Is there a continuous embedding of $W^{k,\:p}(A)$ into $W^{k,\:p}(B)$ for all open $A,B\subseteq\mathbb R^d$ with $A\subseteq B$?

Question

Let $\lambda$ denote the Lebesgue measure on $\mathcal B(\mathbb R)$, $d\in\mathbb N$ and $p\ge1$.

Is there a continuous embedding $\iota_{A\to B}$ of $L^p\left(\left.\lambda^{\otimes d}\right|_A\right)$ into $L^p\left(\left.\lambda^{\otimes d}\right|_B\right)$ for all $A,B\in\mathcal B(\mathbb R^d)$ with $A\subseteq B$?

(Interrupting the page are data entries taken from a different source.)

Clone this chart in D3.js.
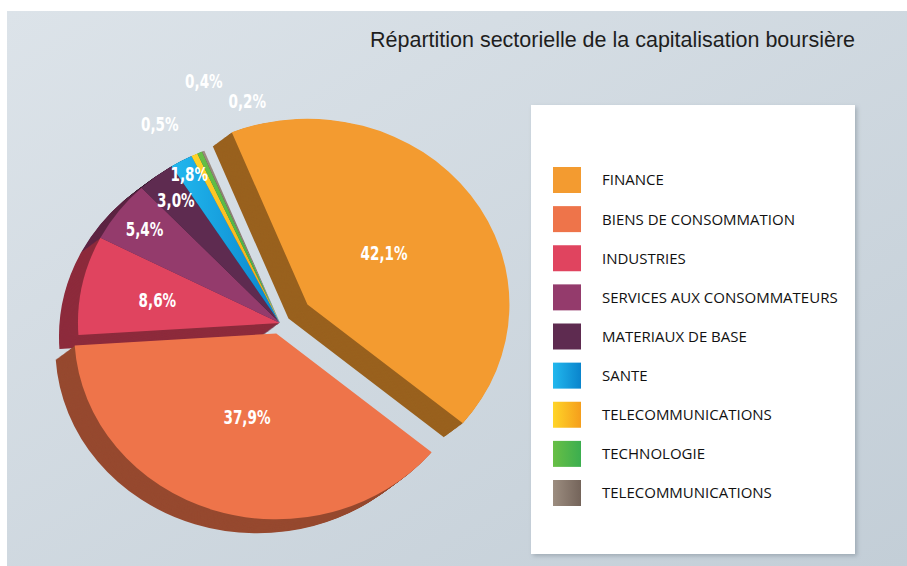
<!DOCTYPE html>
<html>
<head>
<meta charset="utf-8">
<script src="https://cdn.jsdelivr.net/npm/d3@7"></script>
<style>
  body { margin: 0; background: #fff; }
  svg { display: block; }
</style>
</head>
<body>
<div id="chart"></div>
<script>
// data
const title = "Répartition sectorielle de la capitalisation boursière";
const categories = ["FINANCE", "BIENS DE CONSOMMATION", "INDUSTRIES", "SERVICES AUX CONSOMMATEURS",
                    "MATERIAUX DE BASE", "SANTE", "TELECOMMUNICATIONS", "TECHNOLOGIE", "TELECOMMUNICATIONS"];
const shares = [42.1, 37.9, 8.6, 5.4, 3.0, 1.8, 0.5, 0.4, 0.2];
const shareLabels = ["42,1%", "37,9%", "8,6%", "5,4%", "3,0%", "1,8%", "0,5%", "0,4%", "0,2%"];

// colours (left / right stop of each swatch)
const palette = [
  ["#F39B30", "#F39B30"],
  ["#EE744A", "#EE744A"],
  ["#E0445F", "#E0445F"],
  ["#943B6C", "#943B6C"],
  ["#5E2B50", "#5E2B50"],
  ["#22B8EE", "#0A84CC"],
  ["#FFD528", "#F59E1C"],
  ["#68BF45", "#3BAE4F"],
  ["#9C8D80", "#74645A"]
];

var W = 907, H = 566,
    cx = 280, cy = 323,
    R = 202, sy = 0.92,
    depthX = -19, depthY = 14, steps = 20,
    explode = [34, 12, 0, 0, 0, 0, 0, 0, 0];

var svg = d3.select("#chart").append("svg")
    .attr("width", W).attr("height", H)
    .attr("viewBox", `0 0 ${W} ${H}`);

var defs = svg.append("defs");

var bg = defs.append("linearGradient").attr("id", "bg")
    .attr("x1", "0").attr("y1", "0").attr("x2", "1").attr("y2", "1");
bg.append("stop").attr("offset", "0").attr("stop-color", "#DCE3E9");
bg.append("stop").attr("offset", "1").attr("stop-color", "#C3CED7");

palette.forEach(function(p, i) {
  var g = defs.append("linearGradient").attr("id", "grad" + i)
      .attr("x1", "0").attr("y1", "0").attr("x2", "1").attr("y2", "0");
  g.append("stop").attr("offset", "0").attr("stop-color", p[0]);
  g.append("stop").attr("offset", "1").attr("stop-color", p[1]);
});

var shadow = defs.append("filter").attr("id", "shadow")
    .attr("x", "-5%").attr("y", "-5%").attr("width", "115%").attr("height", "115%");
shadow.append("feDropShadow").attr("dx", 2).attr("dy", 2).attr("stdDeviation", 2)
    .attr("flood-color", "#6d7b86").attr("flood-opacity", 0.45);

// background panel
svg.append("rect")
    .attr("x", 7).attr("y", 11).attr("width", W - 7).attr("height", H - 11)
    .style("fill", "url(#bg)");

// title
svg.append("text")
    .text(title)
    .attr("x", 370).attr("y", 47)
    .attr("textLength", 485).attr("lengthAdjust", "spacingAndGlyphs")
    .style("font-family", "'Liberation Sans', sans-serif")
    .style("font-size", "22px")
    .style("fill", "#1e1e1e");

// pie
var pie = d3.pie().sort(null).value(function(d) { return d; })
    .startAngle(-22 * Math.PI / 180)
    .endAngle(338 * Math.PI / 180);

var arcs = pie(shares);
var arc = d3.arc().innerRadius(0).outerRadius(R);

arcs.forEach(function(d, i) {
  var mid = (d.startAngle + d.endAngle) / 2;
  d.ox = Math.sin(mid) * explode[i];
  d.oy = -Math.cos(mid) * explode[i] * sy;
  d.mid = mid;
  d.i = i;
});

var pieG = svg.append("g").attr("transform", "translate(" + cx + "," + cy + ")");

// extruded side: stacked copies, far to near
for (var k = steps; k >= 1; k--) {
  var t = k / steps;
  pieG.append("g")
    .selectAll("path")
    .data(arcs)
    .enter()
    .append("path")
      .attr("d", arc)
      .attr("transform", function(d) {
        return "translate(" + (d.ox + depthX * t) + "," + (d.oy + depthY * t) + ") scale(1," + sy + ")";
      })
      .style("fill", function(d) { return d3.rgb(palette[d.i][1]).darker(1.3); });
}

// top faces
pieG.append("g")
  .selectAll("path")
  .data(arcs)
  .enter()
  .append("path")
    .attr("d", arc)
    .attr("transform", function(d) { return "translate(" + d.ox + "," + d.oy + ") scale(1," + sy + ")"; })
    .style("fill", function(d) { return "url(#grad" + d.i + ")"; });

// labels (tiny slices get theirs outside, fanned out)
var outside = arcs.filter(function(d) { return d.data < 1; });
var outR = [R + 31, R + 52, R + 23],
    outTurn = [-6, 6, 14];

function labelPos(d) {
  if (d.data < 1) {
    var j = outside.indexOf(d);
    var a = d.mid + outTurn[j] * Math.PI / 180;
    return [Math.sin(a) * outR[j] + d.ox, -Math.cos(a) * outR[j] + d.oy];
  }
  var lr = d.data > 20 ? 0.47 * R : d.data > 7 ? 0.62 * R : d.data > 2.5 ? 0.84 * R : 0.92 * R;
  return [Math.sin(d.mid) * lr + d.ox, -Math.cos(d.mid) * lr * sy + d.oy];
}

pieG.append("g")
  .selectAll("text")
  .data(arcs)
  .enter()
  .append("text")
    .text(function(d) { return shareLabels[d.i]; })
    .attr("x", function(d) { return labelPos(d)[0]; })
    .attr("y", function(d) { return labelPos(d)[1]; })
    .attr("dy", "0.36em")
    .attr("text-anchor", "middle")
    .attr("textLength", function(d) { return shareLabels[d.i].length * 9.4; })
    .attr("lengthAdjust", "spacingAndGlyphs")
    .style("font-family", "'DejaVu Sans', sans-serif")
    .style("font-weight", "bold")
    .style("font-size", "20px")
    .style("fill", "#fff");

// legend
svg.append("rect")
    .attr("x", 531).attr("y", 105).attr("width", 324).attr("height", 449)
    .style("fill", "#fff")
    .attr("filter", "url(#shadow)");

var ly = d3.scalePoint().domain(d3.range(categories.length)).range([180, 493]);

var items = svg.append("g").selectAll("g")
    .data(categories)
    .enter()
    .append("g")
      .attr("transform", function(d, i) { return "translate(553," + ly(i) + ")"; });

items.append("rect")
    .attr("x", 0).attr("y", -13).attr("width", 28).attr("height", 26)
    .style("fill", function(d, i) { return "url(#grad" + i + ")"; });

items.append("text")
    .text(function(d) { return d; })
    .attr("x", 49).attr("y", 0).attr("dy", "0.36em")
    .style("font-family", "'Open Sans', sans-serif")
    .style("font-size", "15px")
    .style("fill", "#111");
</script>
</body>
</html>
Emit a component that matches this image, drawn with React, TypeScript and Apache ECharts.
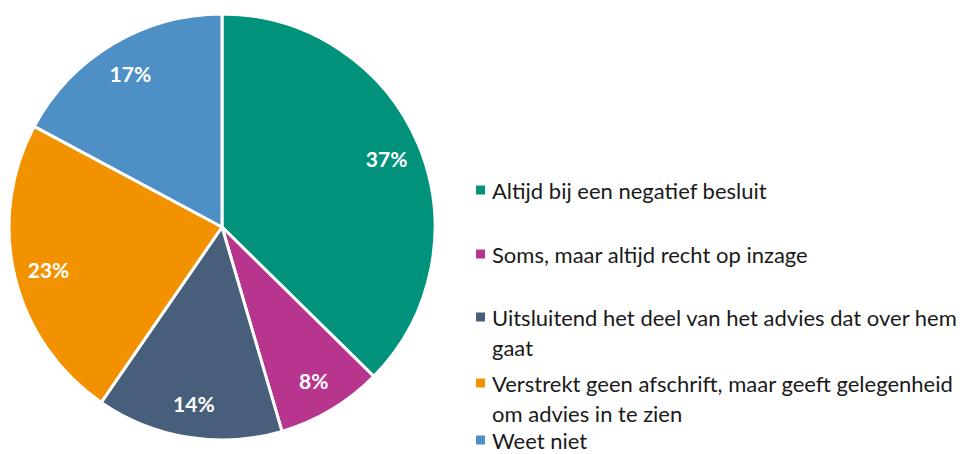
import React, { useEffect, useRef } from "react";
import * as echarts from "echarts";

const categories = [
  "Altijd bij een negatief besluit",
  "Soms, maar altijd recht op inzage",
  "Uitsluitend het deel van het advies dat over hem gaat",
  "Verstrekt geen afschrift, maar geeft gelegenheid om advies in te zien",
  "Weet niet",
];
const values = [37, 8, 14, 23, 17];
const colors = ["#00927a", "#b8358e", "#475f7b", "#f39200", "#4e8fc5"];

// layout
const CENTER: [number, number] = [222, 227];
const RADIUS = 213;
const LABEL_R0 = 138;
const LEGEND_X = 476;
const LEGEND_TEXT_X = 492;
const LEGEND_Y = [190, 254, 317, 383, 440];
const FONT = "Lato, 'Open Sans', sans-serif";

export default function App() {
  const ref = useRef<HTMLDivElement>(null);
  useEffect(() => {
    document.body.style.margin = "0";
    const chart = echarts.init(ref.current!, undefined, { renderer: "svg" });
    const data = categories.map((name, i) => ({
      name,
      value: values[i],
      itemStyle: { color: colors[i] },
    }));
    const legendGraphics: any[] = [];
    categories.forEach((name, i) => {
      const lh = i === categories.length - 1 ? 22 : 30;
      legendGraphics.push({
        type: "rect",
        shape: { x: LEGEND_X, y: LEGEND_Y[i] - 4.5, width: 9, height: 9 },
        style: { fill: colors[i] },
      });
      legendGraphics.push({
        type: "text",
        x: LEGEND_TEXT_X,
        y: LEGEND_Y[i] - lh / 2,
        style: {
          text: name,
          fill: "#1a1a1a",
          font: `22px ${FONT}`,
          lineHeight: lh,
          width: 968 - LEGEND_TEXT_X - 1,
          overflow: "break",
          verticalAlign: "top",
          align: "left",
        },
      });
    });
    chart.setOption({
      animation: false,
      graphic: legendGraphics,
      series: [
        {
          type: "pie",
          center: CENTER,
          radius: [0, RADIUS],
          startAngle: 90,
          clockwise: true,
          data,
          label: { show: false },
          labelLine: { show: false },
          itemStyle: { borderColor: "#ffffff", borderWidth: 3 },
          silent: true,
        },
        {
          type: "pie",
          center: CENTER,
          radius: [LABEL_R0, RADIUS],
          startAngle: 90,
          clockwise: true,
          data: categories.map((name, i) => ({
            name,
            value: values[i],
            itemStyle: { color: "rgba(0,0,0,0)" },
          })),
          label: {
            show: true,
            position: "inside",
            formatter: "{c}%",
            color: "#ffffff",
            fontWeight: "bold",
            fontSize: 21,
            fontFamily: FONT,
          },
          labelLine: { show: false },
          silent: true,
        },
      ],
    });
    return () => chart.dispose();
  }, []);
  return <div ref={ref} style={{ width: 968, height: 454 }} />;
}
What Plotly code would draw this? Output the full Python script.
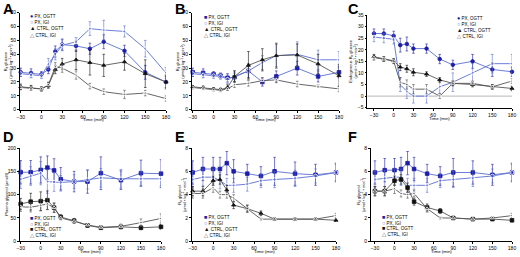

I would say that the answer is trivially yes, since we can simply extend by $0$ on $B\setminus A$ without losing measurability or integrability.

But is the same true for $L^p$ replaced by the Sobolev space $W^{k,\:p}$ for some fixed $k\in\mathbb N$, i.e. is there a continuous embedding of $W^{k,\:p}(A)$ into $W^{k,\:p}(B)$ for all open $A,B\subseteq\mathbb R^d$ with $A\subseteq B$?

Answer 1

For $L^p$-spaces, you're reasoning is correct: We may extend the functions by $0$ and get a continuous embedding.

In Sobolev Spaces, the same technique works if the Sobolev functions vanish on the boundary of the smaller domain $A$:

$$W^{k,p}_{0}(A) \hookrightarrow W^{k,p}_{0}(B)$$

You can easily check that the weak differentiability is not affected.

If we don't have zero boundary conditions, it depends on the regularity of the boundary of $A$ whether such an embedding exists.

Indeed, for nice enough - say Lipschitz - domains we have an extension operator $E$ that extends Sobolev functions to $\mathbb{R}^d$. You can then restrict them to $B$.

For irregular domains, the embedding fails.